Tuesday, 20 April 2021

P'tang yang kipperbang and Laziness

 

P’tang yang kipperbang

Is the title of a TV play by Jack Rosenthal. As Lenny Henry remarked it must be the strangest title ever. It is the poignant , bathetic and humorous account of a boy whose twin obsessions are cricket and to kiss a particular girl in his school class. Duckworth ( nick name Quack-Quack) thinks his opportunity comes in a school play but his nerve fails and he just shakes her hand. When she can’t understand why he confesses his adoration and she kisses him.

The title saying is just a group code among his fellow pupils and takes no significant part in the play except that they delight in flowery and obscure word play. A part of the humour is that his internal cricket voice is John Arlott talking about Duckworth’s exploits on the pitch. After the kiss he exceeds Len Hutton’s record innings of 364 in his imagination.

Although broadcast in the early 80’s the cricketer’s that Duckworth imagines are from an earlier era, more like the 50’s and 60’s. I derived special enjoyment as they were among my own boyhood heroes, such as Alec Bedser, Denis Compton and of course Len Hutton himself.

Jack Rosenthal was a major TV playwright from the fifties to the eighties dying in 2004 from cancer. He had a characteristic simple style in his plays with gentle humour about life’s foibles. His characters were often given nick names which were amusing in themselves. For example in “London’s Burning” a firefighter is nick named Charisma because he thought he had it but didn’t.

Internal voices were another common feature. In “Saturday afternoon and sweet FA” a football referee gets carried away at the end of the match scoring a goal. All the time he imagines the roar of the crowd.  In “Eskimo Day” he shines light on children leaving home to go to university with their feelings of excitement and fear coupled with their parent’s sadness as they leave home. The title likens this to Eskimo’s achieving adulthood..

Rosenthal turned his hand to many facets of the TV writers craft as in, among  other things, many episodes of “Coronation Street”.

During his life he was recognised by 3 BAFTA’s and a CBE.

His was a distinctive voice whose loss has left TV drama poorer.

Laziness

I may as well admit it straightaway; I’m lazy. Certainly through my school years I was mostly lazy with occasional ( very occasional) bursts of diligence. This continued through university and onto working for a research degree. The latter was offering big opportunities for laziness which all too often I couldn’t resist.

I well remember reading an article by an eminent philosopher entitled ” In defence of laziness “. The essence of the argument proposed was that laziness led to thinking about easier ways of doing tasks and that this fuelled innovation. While there is an element of truth in this I think there is far more to say. It was also no excuse for me.

I think that I reached something of a turning point in middle age. There is a mental trick to working hard and I think I began to exploit it.
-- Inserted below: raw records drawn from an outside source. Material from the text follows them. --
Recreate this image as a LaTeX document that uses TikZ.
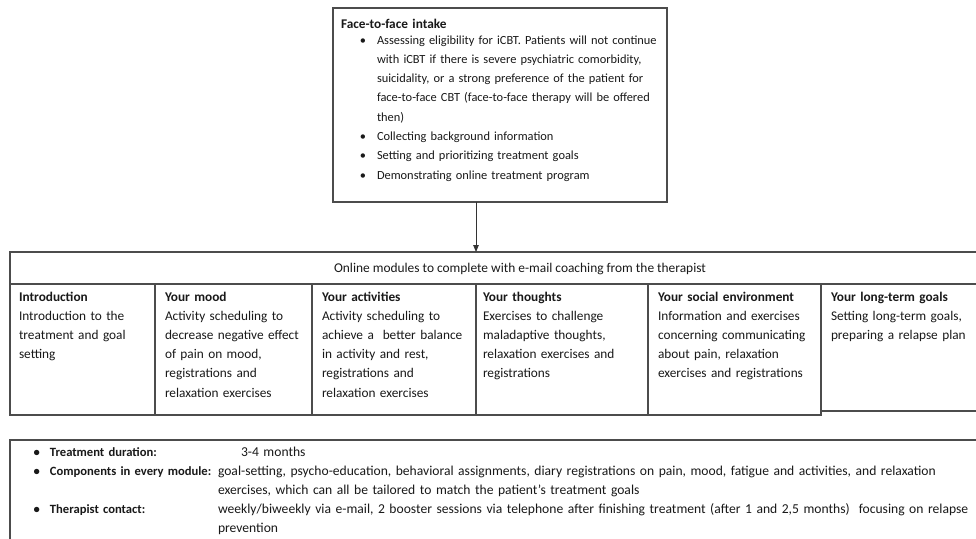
\documentclass[tikz,border=0pt]{standalone}
\usepackage{fontspec}
\setmainfont{Carlito}
\usetikzlibrary{arrows.meta}
\newcommand{\bul}[1]{\leavevmode\llap{\textbullet\hspace{#1}}}
\begin{document}
\begin{tikzpicture}[x=1pt,y=-1pt,
  frame/.style={draw=black!70, line width=1.1pt, inner sep=0pt, outer sep=0pt, anchor=north west},
  txt/.style={anchor=base west, inner sep=0pt, outer sep=0pt, text width=#1, align=left, text=black!90},
  lbl/.style={txt=190pt, font=\fontsize{12.6}{19.2}\selectfont\bfseries},
  val/.style={txt=800pt, font=\fontsize{13.6}{19}\selectfont},
  arrowline/.style={draw=black!80, line width=0.9pt, -{Triangle[width=5.5pt,length=7pt]}},
  font=\fontsize{13.3}{19.2}\selectfont]
\useasboundingbox (0,0) rectangle (976,538);
\fill[white] (0,0) rectangle (976,538);

% intake box
\node[frame, minimum width=334pt, minimum height=194pt] (intake) at (333,8) {};
\node[txt=300pt] (intakehead) at (341,28) {\textbf{Face-to-face intake}};
\node[txt=295pt, font=\fontsize{12.4}{19.3}\selectfont] (intakelist) at (377,44) {%
\bul{11pt}Assessing eligibility for iCBT. Patients will not continue\\
with iCBT if there is severe psychiatric comorbidity,\\
suicidality, or a strong preference of the patient for\\
face-to-face CBT (face-to-face therapy will be offered\\
then)\\
\bul{11pt}Collecting background information\\
\bul{11pt}Setting and prioritizing treatment goals\\
\bul{11pt}Demonstrating online treatment program};

% modules table
\node[frame, minimum width=1040pt, minimum height=32pt] (online) at (10,252) {};
\node[anchor=base, inner sep=0pt, text=black!90, font=\fontsize{13.4}{19.2}\selectfont] (onlinetxt) at (520,272) {Online modules to complete with e-mail coaching from the therapist};

\node[frame, minimum width=145pt, minimum height=131pt] (c1) at (10,284) {};
\node[frame, minimum width=157pt, minimum height=131pt] (c2) at (155,284) {};
\node[frame, minimum width=164pt, minimum height=131pt] (c3) at (312,284) {};
\node[frame, minimum width=172pt, minimum height=131pt] (c4) at (476,284) {};
\node[frame, minimum width=173pt, minimum height=131pt] (c5) at (648,284) {};
\node[frame, minimum width=229pt, minimum height=127pt] (c6) at (821,284) {};

\node[txt=140pt] (c1t) at (19,301) {\textbf{Introduction}\\Introduction to the\\treatment and goal\\setting};
\node[txt=150pt] (c2t) at (165,301) {\textbf{Your mood}\\Activity scheduling to\\decrease negative effect\\of pain on mood,\\registrations and\\relaxation exercises};
\node[txt=155pt] (c3t) at (322,301) {\textbf{Your activities}\\Activity scheduling to\\achieve a\ \ better balance\\in activity and rest,\\registrations and\\relaxation exercises};
\node[txt=165pt] (c4t) at (483,301) {\textbf{Your thoughts}\\Exercises to challenge\\maladaptive thoughts,\\relaxation exercises and\\registrations};
\node[txt=168pt] (c5t) at (658,301) {\textbf{Your social environment}\\Information and exercises\\concerning communicating\\about pain, relaxation\\exercises and registrations};
\node[txt=150pt] (c6t) at (831,301) {\textbf{Your long-term goals}\\Setting long-term goals,\\preparing a relapse plan};

% arrow
\coordinate (ax) at (476,0);
\draw[arrowline] (intake.south -| ax) -- (online.north -| ax);

% info box
\node[frame, minimum width=1040pt, minimum height=140pt] (info) at (10,440) {};
\node[lbl] (dur) at (50,456) {\bul{10pt}Treatment duration:};
\node[val] (durv) at (241,456) {3-4 months};
\node[lbl] (comp) at (50,475) {\bul{10pt}Components in every module:};
\node[val] (compv) at (218,475) {goal-setting, psycho-education, behavioral assignments, diary registrations on pain, mood, fatigue and activities, and relaxation\\exercises, which can all be tailored to match the patient’s treatment goals};
\node[lbl] (ther) at (50,513) {\bul{10pt}Therapist contact:};
\node[val] (therv) at (218,513) {weekly/biweekly via e-mail, 2 booster sessions via telephone after finishing treatment (after 1 and 2,5 months)\ \ focusing on relapse\\prevention};
\end{tikzpicture}
\end{document}
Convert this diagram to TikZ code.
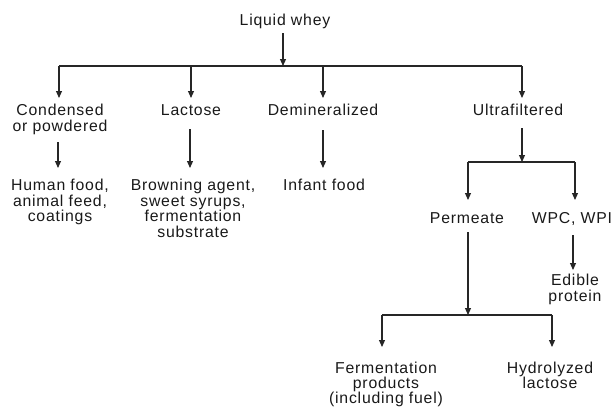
\documentclass[tikz,border=0pt]{standalone}
\usepackage{fontspec}
\setmainfont[LetterSpace=5]{Liberation Sans}
\usetikzlibrary{arrows.meta}
\begin{document}
\begin{tikzpicture}[x=1pt,y=-1pt,
  lbl/.style={anchor=north,inner sep=0pt,align=center,text=black!90,
    font=\fontsize{15.8}{15.5}\selectfont},
  ln/.style={line width=1.1pt,draw=black!85},
  arr/.style={ln,-{Triangle[length=7pt,width=6pt]}}]
\useasboundingbox (0,0) rectangle (616,410);
% nodes
\node[lbl] (whey) at (285,14) {Liquid whey};
\node[lbl] (cond) at (60,104) {Condensed\\or powdered};
\node[lbl] (lact) at (191,104) {Lactose};
\node[lbl] (demin) at (323,104) {Demineralized};
\node[lbl] (ultra) at (518,104) {Ultrafiltered};
\node[lbl] (human) at (60,179) {Human food,\\animal feed,\\coatings};
\node[lbl] (brown) at (193,179) {Browning agent,\\sweet syrups,\\fermentation\\substrate};
\node[lbl] (infant) at (324,179) {Infant food};
\node[lbl] (perm) at (467,212) {Permeate};
\node[lbl] (wpc) at (572,212) {WPC, WPI};
\node[lbl] (edible) at (575,274) {Edible\\protein};
\node[lbl,font=\fontsize{15.8}{14.8}\selectfont] (ferm) at (386,362) {Fermentation\\products\\(including fuel)};
\node[lbl,font=\fontsize{15.8}{14.8}\selectfont] (hydro) at (550,362) {Hydrolyzed\\lactose};
% junction coordinates
\coordinate (wtop) at (283,33);
\coordinate (wbar) at (283,66);
\coordinate (b1) at (59,66);
\coordinate (b2) at (191,66);
\coordinate (b3) at (323,66);
\coordinate (b4) at (522,66);
\coordinate (ctop) at (58,142);
\coordinate (ltop) at (190,129);
\coordinate (dtop) at (323,130);
\coordinate (utop) at (522,128);
\coordinate (ubar) at (522,162);
\coordinate (u1) at (468,162);
\coordinate (u2) at (575,162);
\coordinate (ptop) at (468,232);
\coordinate (pbar) at (468,315);
\coordinate (p1) at (382,315);
\coordinate (p2) at (552,315);
\coordinate (wtop2) at (573,235);
% connectors
\draw[arr] (wtop) -- (wbar);
\draw[ln] (b1) -- (b4);
\draw[arr] (b1) -- (b1 |- 0,98);
\draw[arr] (b2) -- (b2 |- 0,98);
\draw[arr] (b3) -- (b3 |- 0,98);
\draw[arr] (b4) -- (b4 |- 0,98);
\draw[arr] (ctop) -- (ctop |- 0,168);
\draw[arr] (ltop) -- (ltop |- 0,168);
\draw[arr] (dtop) -- (dtop |- 0,168);
\draw[arr] (utop) -- (ubar);
\draw[ln] (u1) -- (u2);
\draw[arr] (u1) -- (u1 |- 0,200);
\draw[arr] (u2) -- (u2 |- 0,200);
\draw[arr] (ptop) -- (pbar);
\draw[ln] (p1) -- (p2);
\draw[arr] (p1) -- (p1 |- 0,347);
\draw[arr] (p2) -- (p2 |- 0,347);
\draw[arr] (wtop2) -- (wtop2 |- 0,270);
\end{tikzpicture}
\end{document}
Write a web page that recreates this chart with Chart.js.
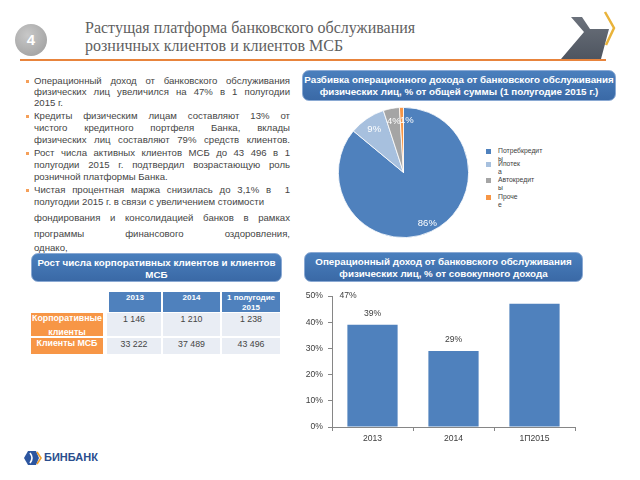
<!DOCTYPE html>
<html lang="ru">
<head>
<meta charset="UTF-8">
<title>Розничная платформа</title>
<script src="https://cdn.jsdelivr.net/npm/chart.js"></script>
<style>
    body { margin: 0; width: 640px; height: 480px; background: #fff; overflow: hidden; position: relative;
           font-family: "Liberation Sans", Arial, sans-serif; color: #454545; }
    .abs { position: absolute; }
    .title { left: 85px; top: 19px; font-family: "Liberation Serif", "DejaVu Serif", "Times New Roman", serif;
             font-size: 16px; line-height: 18px; color: #5f5f5f; }
    .circle { left: 15px; top: 24px; width: 32px; height: 32px; border-radius: 50%;
              background: radial-gradient(circle at 40% 35%, #c8c8c8, #9a9a9a); color: #fff;
              font-weight: bold; font-size: 15px; text-align: center; line-height: 32px; }
    .rule { left: 20px; top: 59px; width: 586px; height: 2px; background: #e8843c; }
    .ln { position: absolute; left: 34px; width: 256px; font-size: 9.6px; line-height: 11px; white-space: nowrap; }
    .j { text-align: justify; text-align-last: justify; white-space: normal; }
    .dot { position: absolute; left: 26px; width: 3px; height: 3px; background: #f5a05a; }
    .box { position: absolute; border-radius: 7px; border: 1px solid #8aa9d3;
           background: linear-gradient(#4a7fbd, #3a69a6); color: #fff; font-weight: bold;
           font-size: 9.8px; line-height: 12px; text-align: center; box-sizing: border-box; padding-top: 3px; }
    .cell { position: absolute; text-align: center; box-sizing: border-box; }
    .hd { background: #4f81bd; color: #fff; font-weight: bold; font-size: 8px; line-height: 10px; padding-top: 1px; }
    .rl { background: #f79646; color: #fff; font-weight: bold; font-size: 8.8px; line-height: 14px; }
    .rl span { position: relative; top: -2px; }
    .dc { background: #e9edf4; font-size: 8.8px; line-height: 11px; padding-top: 1px; }
    .leg { position: absolute; left: 486px; font-size: 6.8px; line-height: 8px; color: #404040; }
    .leg i { position: absolute; left: 0; top: 2px; width: 5px; height: 5px; }
    .leg span { position: absolute; left: 12px; top: 0; white-space: nowrap; }
</style>
</head>
<body>
<div class="abs circle">4</div>
<div class="abs title">Растущая платформа банковского обслуживания<br>розничных клиентов и клиентов МСБ</div>
<div class="abs rule"></div>
<svg class="abs" style="left:555px;top:8px" width="70" height="55" viewBox="555 8 70 55">
    <defs><linearGradient id="gr" x1="0" y1="0" x2="0" y2="1">
        <stop offset="0" stop-color="#6b717b"/><stop offset="1" stop-color="#4e5560"/></linearGradient></defs>
    <polygon points="571,17 582,17 590,29 609,29 601,59 561,59 584,32" fill="url(#gr)"/>
    <polyline points="605,12 614,28 606,45" fill="none" stroke="#e9b33a" stroke-width="2.5"/>
</svg>

<div class="dot" style="top:80px"></div>
<div class="ln j" style="top:75px">Операционный доход от банковского обслуживания</div>
<div class="ln j" style="top:86px">физических лиц увеличился на 47% в 1 полугодии</div>
<div class="ln" style="top:97px">2015 г.</div>
<div class="dot" style="top:115px"></div>
<div class="ln j" style="top:110px">Кредиты физическим лицам составляют 13% от</div>
<div class="ln j" style="top:122px">чистого кредитного портфеля Банка, вклады</div>
<div class="ln j" style="top:134px">физических лиц составляют 79% средств клиентов.</div>
<div class="dot" style="top:152px"></div>
<div class="ln j" style="top:147px">Рост числа активных клиентов МСБ до 43 496 в 1</div>
<div class="ln j" style="top:159px">полугодии 2015 г. подтвердил возрастающую роль</div>
<div class="ln" style="top:171px">розничной платформы Банка.</div>
<div class="dot" style="top:189px"></div>
<div class="ln j" style="top:184px">Чистая процентная маржа снизилась до 3,1% в &nbsp;1</div>
<div class="ln" style="top:196px">полугодии 2015 г. в связи с увеличением стоимости</div>
<div class="ln j" style="top:212px">фондирования и консолидацией банков в рамках</div>
<div class="ln j" style="top:228px">программы финансового оздоровления,</div>
<div class="ln" style="top:242px">однако,</div>

<div class="box" style="left:302px;top:70px;width:314px;height:31px">Разбивка операционного дохода от банковского обслуживания<br>физических лиц, % от общей суммы (1 полугодие 2015 г.)</div>
<div class="box" style="left:31px;top:253px;width:251px;height:29px">Рост числа корпоративных клиентов и клиентов<br>МСБ</div>
<div class="box" style="left:304px;top:252px;width:279px;height:30px">Операционный доход от банковского обслуживания<br>физических лиц, % от совокупного дохода</div>

<div id="tbl"></div>

<canvas id="pie" class="abs" style="left:338px;top:107px" width="131" height="131"></canvas>
<div id="legend"></div>
<canvas id="bars" class="abs" style="left:300px;top:285px" width="290" height="160"></canvas>

<svg class="abs" style="left:24px;top:451px" width="18" height="14" viewBox="0 0 18 14">
    <polygon points="4,0 12,0 15,7 12,14 4,14 0,7" fill="#2d56a0"/>
    <path d="M6,2 Q10,7 6,12" fill="none" stroke="#fff" stroke-width="1.6"/>
    <polyline points="13,1 17,7 13,13" fill="none" stroke="#f0a030" stroke-width="1.6"/>
</svg>
<div class="abs" style="left:44px;top:451px;font-weight:bold;font-size:11px;color:#2a4e8e">БИНБАНК</div>

<script>
    // pie: structure of retail operating income, 1H 2015
    var pieLabels = ['Потребкредиты', 'Ипотека', 'Автокредиты', 'Прочее'];
    var pieValues = [86, 9, 4, 1];
    var pieColors = ['#4f81bd', '#a7c0de', '#a5a5a5', '#f79646'];

    // bars: retail operating income, % of total income
    var barLabels = ['2013', '2014', '1П2015'];
    var barValues = [39, 29, 47];

    // table: number of clients
    var tableHeads = ['2013', '2014', '1 полугодие 2015'];
    var tableRows = ['Корпоративные клиенты', 'Клиенты МСБ'];
    var corporateClients = ['1 146', '1 210', '1 238'];
    var smeClients = ['33 222', '37 489', '43 496'];

    // build the table out of positioned cells
    var cols = [[107, 161], [163, 220], [222, 280]];
    var rowsY = [[313, 336], [338, 354]];
    var tbl = document.getElementById('tbl');
    function cell(cls, x0, x1, y0, y1, txt) {
        tbl.innerHTML += '<div class="cell ' + cls + '" style="left:' + x0 + 'px;top:' + y0 + 'px;width:' +
            (x1 - x0) + 'px;height:' + (y1 - y0) + 'px">' + txt + '</div>';
    }
    tableHeads.forEach(function (h, i) {
        cell('hd', i === 0 ? 109 : cols[i][0], cols[i][1], 292, 312, h.replace('полугодие ', 'полугодие<br>'));
    });
    [corporateClients, smeClients].forEach(function (row, r) {
        cell('rl', 31, 103, rowsY[r][0], rowsY[r][1], '<span>' + tableRows[r].replace('ные ', 'ные<br>') + '</span>');
        row.forEach(function (v, i) {
            cell('dc', cols[i][0], cols[i][1], rowsY[r][0], rowsY[r][1], v);
        });
    });

    // html legend for the pie (the source wraps every label before its last letter)
    var legTops = [147, 160, 176, 193];
    var leg = document.getElementById('legend');
    pieLabels.forEach(function (l, i) {
        leg.innerHTML += '<div class="leg" style="top:' + legTops[i] + 'px"><i style="background:' +
            pieColors[i] + '"></i><span>' + l.slice(0, -1) + '<br>' + l.slice(-1) + '</span></div>';
    });

    Chart.defaults.font.family = '"Liberation Sans", Arial, sans-serif';
    Chart.defaults.color = '#404040';

    var pieLabelPlugin = {
        id: 'pieLabels',
        afterDatasetsDraw: function (chart) {
            var ctx = chart.ctx;
            var meta = chart.getDatasetMeta(0);
            ctx.save();
            ctx.fillStyle = '#fff';
            ctx.font = '9.5px "Liberation Sans", Arial, sans-serif';
            ctx.textAlign = 'center';
            ctx.textBaseline = 'middle';
            meta.data.forEach(function (arc, i) {
                var p = arc.getProps(['x', 'y', 'startAngle', 'endAngle', 'outerRadius']);
                var a = (p.startAngle + p.endAngle) / 2;
                var r = p.outerRadius * (i === 0 ? 0.86 : 0.8);
                var dx = i === 3 ? 5 : 0;
                ctx.fillText(pieValues[i] + '%', p.x + Math.cos(a) * r + dx, p.y + Math.sin(a) * r);
            });
            ctx.restore();
        }
    };

    new Chart(document.getElementById('pie'), {
        type: 'pie',
        data: {
            labels: pieLabels,
            datasets: [{ data: pieValues, backgroundColor: pieColors, borderColor: '#fff', borderWidth: 0.8 }]
        },
        options: {
            responsive: false,
            animation: false,
            devicePixelRatio: 1,
            layout: { padding: 0 },
            plugins: { legend: { display: false }, tooltip: { enabled: false } }
        },
        plugins: [pieLabelPlugin]
    });

    var barLabelPlugin = {
        id: 'barLabels',
        afterDatasetsDraw: function (chart) {
            var ctx = chart.ctx;
            var meta = chart.getDatasetMeta(0);
            var xs = chart.scales.x, ys = chart.scales.y;
            ctx.save();
            ctx.fillStyle = '#404040';
            ctx.font = '8.6px "Liberation Sans", Arial, sans-serif';
            ctx.textAlign = 'center';
            ctx.textBaseline = 'middle';
            meta.data.forEach(function (bar, i) {
                if (i === 2) {
                    // this label sits at the top left corner in the source slide
                    ctx.fillText(barValues[i] + '%', xs.left + 16, ys.getPixelForValue(50));
                } else {
                    ctx.fillText(barValues[i] + '%', bar.x, bar.y - 11);
                }
            });
            ctx.restore();
        }
    };

    new Chart(document.getElementById('bars'), {
        type: 'bar',
        data: {
            labels: barLabels,
            datasets: [{ data: barValues, backgroundColor: '#4f81bd', barPercentage: 0.62, categoryPercentage: 1 }]
        },
        options: {
            responsive: false,
            animation: false,
            devicePixelRatio: 1,
            layout: { padding: { top: 11, right: 15, left: 0, bottom: 0 } },
            plugins: { legend: { display: false }, tooltip: { enabled: false } },
            scales: {
                x: {
                    grid: { drawOnChartArea: false, tickLength: 4, color: '#868686' },
                    border: { color: '#868686' },
                    ticks: { font: { size: 8.6 }, padding: 2, color: '#404040' },
                    afterFit: function (s) { s.height = 18; }
                },
                y: {
                    min: 0, max: 50,
                    grid: { drawOnChartArea: false, tickLength: 4, color: '#868686' },
                    border: { color: '#868686' },
                    ticks: { stepSize: 10, font: { size: 8.6 }, padding: 5, color: '#404040',
                             callback: function (v) { return v + '%'; } },
                    afterFit: function (s) { s.width = 32; }
                }
            }
        },
        plugins: [barLabelPlugin]
    });
</script>
</body>
</html>
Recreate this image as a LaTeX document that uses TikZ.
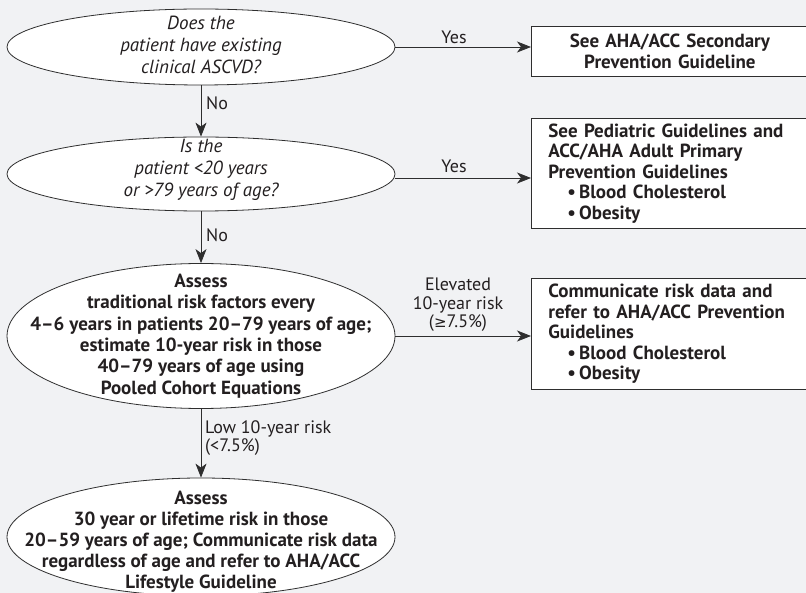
\documentclass[tikz,border=0pt]{standalone}
\usepackage{fontspec}
\setmainfont{PT Sans}
\newfontfamily\symbolfont{DejaVu Sans}
\usetikzlibrary{arrows.meta,shapes.geometric}

\definecolor{bgcolor}{HTML}{F1F2F4}
\definecolor{linecolor}{HTML}{2E2E2E}
\definecolor{inkcolor}{HTML}{231F20}

\begin{document}
\begin{tikzpicture}[x=1pt, y=-1pt,
    question/.style={ellipse, draw=linecolor, fill=white, line width=0.8pt, inner sep=0pt},
    qtext/.style={align=center, text=inkcolor},
    guide/.style={draw=linecolor, fill=white, line width=0.8pt, anchor=north west,
        minimum width=277pt, inner xsep=17pt, text width=243pt, text=inkcolor,
        font=\bfseries\fontsize{19}{20.5}\selectfont},
    answer/.style={text=inkcolor, font=\fontsize{18}{18.5}\selectfont, inner sep=0pt},
    flow/.style={draw=linecolor, line width=0.8pt, -{Stealth[length=14pt, width=11pt, inset=4pt]}}
    ]
    % Define page and background
    \useasboundingbox (0,0) rectangle (806,593);
    \fill[bgcolor] (0,0) rectangle (806,593);
    \clip (0,0) rectangle (806,593);

    % Draw questions
    \node[question, minimum width=388pt, minimum height=76pt] (q1) at (201,47) {};
    \node[qtext, font=\itshape\fontsize{19}{22}\selectfont] (q1text) at (201,45)
        {Does the\\patient have existing\\clinical ASCVD?};
    \node[question, minimum width=388pt, minimum height=74pt] (q2) at (201,174) {};
    \node[qtext, font=\itshape\fontsize{19}{22}\selectfont] (q2text) at (201,170)
        {Is the\\patient <20 years\\or >79 years of age?};
    \node[question, minimum width=388pt, minimum height=145pt] (q3) at (201,336) {};
    \node[qtext, font=\bfseries\fontsize{19}{21.4}\selectfont] (q3text) at (201,336)
        {Assess\\traditional risk factors every\\4–6 years in patients 20–79 years of age;\\estimate 10-year risk in those\\40–79 years of age using\\Pooled Cohort Equations};
    \node[question, minimum width=388pt, minimum height=118pt] (q4) at (201,537) {};
    \node[qtext, font=\bfseries\fontsize{19}{21}\selectfont] (q4text) at (201,542)
        {Assess\\30 year or lifetime risk in those\\20–59 years of age; Communicate risk data\\regardless of age and refer to AHA/ACC\\Lifestyle Guideline};

    % Draw guideline boxes
    \node[guide, minimum height=50pt, align=center] (b1) at (531,26)
        {See AHA/ACC Secondary\\Prevention Guideline};
    \node[guide, minimum height=110pt, align=left] (b2) at (531,118)
        {See Pediatric Guidelines and\\ACC/AHA Adult Primary\\Prevention Guidelines\\
         \hspace*{19pt}\textbullet\,Blood Cholesterol\\\hspace*{19pt}\textbullet\,Obesity};
    \node[guide, minimum height=111pt, align=left] (b3) at (531,278)
        {Communicate risk data and\\refer to AHA/ACC Prevention\\Guidelines\\
         \hspace*{19pt}\textbullet\,Blood Cholesterol\\\hspace*{19pt}\textbullet\,Obesity};

    % Draw arrows
    \draw[flow] (q1.south) -- (q2.north);
    \draw[flow] (q2.south) -- (q3.north);
    \draw[flow] (q3.south) -- (q4.north);
    \draw[flow] (q1.east) -- (q1.east -| b1.west);
    \draw[flow] ([yshift=-4pt]q2.east) -- ([yshift=-4pt]q2.east -| b2.west);
    \draw[flow] (q3.east) -- (q3.east -| b3.west);

    % Answer labels
    \node[answer, anchor=west] (no1) at (206,103) {No};
    \node[answer, anchor=west] (no2) at (206,235) {No};
    \node[answer] (yes1) at (454,37) {Yes};
    \node[answer] (yes2) at (454,166) {Yes};
    \node[answer, align=center] (high) at (458,305)
        {Elevated\\10-year risk\\({\symbolfont\fontsize{15}{18.5}\selectfont ≥}7.5\%)};
    \node[answer, align=left, anchor=west] (low) at (205,438) {Low 10-year risk\\(<7.5\%)};
\end{tikzpicture}
\end{document}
This trick is not to think of the work as a task but rather how it personally helps you, yourself, in some way. This may be just to advance your career or it may be to meet a personal goal. My wife tends to pooh-pooh this idea saying that as I grew older with greater management responsibilities I had greater choice in what I did. Also I could delegate less congenial tasks to others. Certainly freedom to work as I wished helped.

Again there is some truth in her view. I’ve always been one to break up tasks, to do a bit of one and then something on another before returning to the original task. From early on in my career I could organise work as I saw fit. The more autonomy I had the harder I tended to work. The difficulty was to make sure the work I chose was aligned with the organisation objectives. I had trouble with this at first.

To be considered fairly hard working was part of my self image. I would labour on sometimes just to be considered diligent. When I reached the stage of becoming a hard working self starter I also found there was personal value in identifying with the objectives of the group or company. The final ten years of my career I worked part time at a small company. I found satisfaction in feeling I made a measurable contribution to the success of that company. It is necessary to take ownership of the task in hand.

This general idea of personal targets is I’m sure behind most otherwise useless objectives. Climbing Everest or rowing across the Atlantic have no intrinsic worth. They are objectives which give personal satisfaction. I’m sure that while sometimes overtly  linked to charity it is the appeal to personal or psychic worth that is the attraction not the money raising..

I think the enduring appeal of something like the Duke of Edinburgh awards is linked to the appeal to a sense of adventure by participants.  However the objectives only work if the individual takes ownership of them. The eventual award is rather incidental although useful for young people to brandish as evidence of worth, Only one of our children chose this but her interest, taken up initially as part of the award, led to a hobby of lifelong interest in genealogy .Almost incidentally through helping her we became interested ourselves.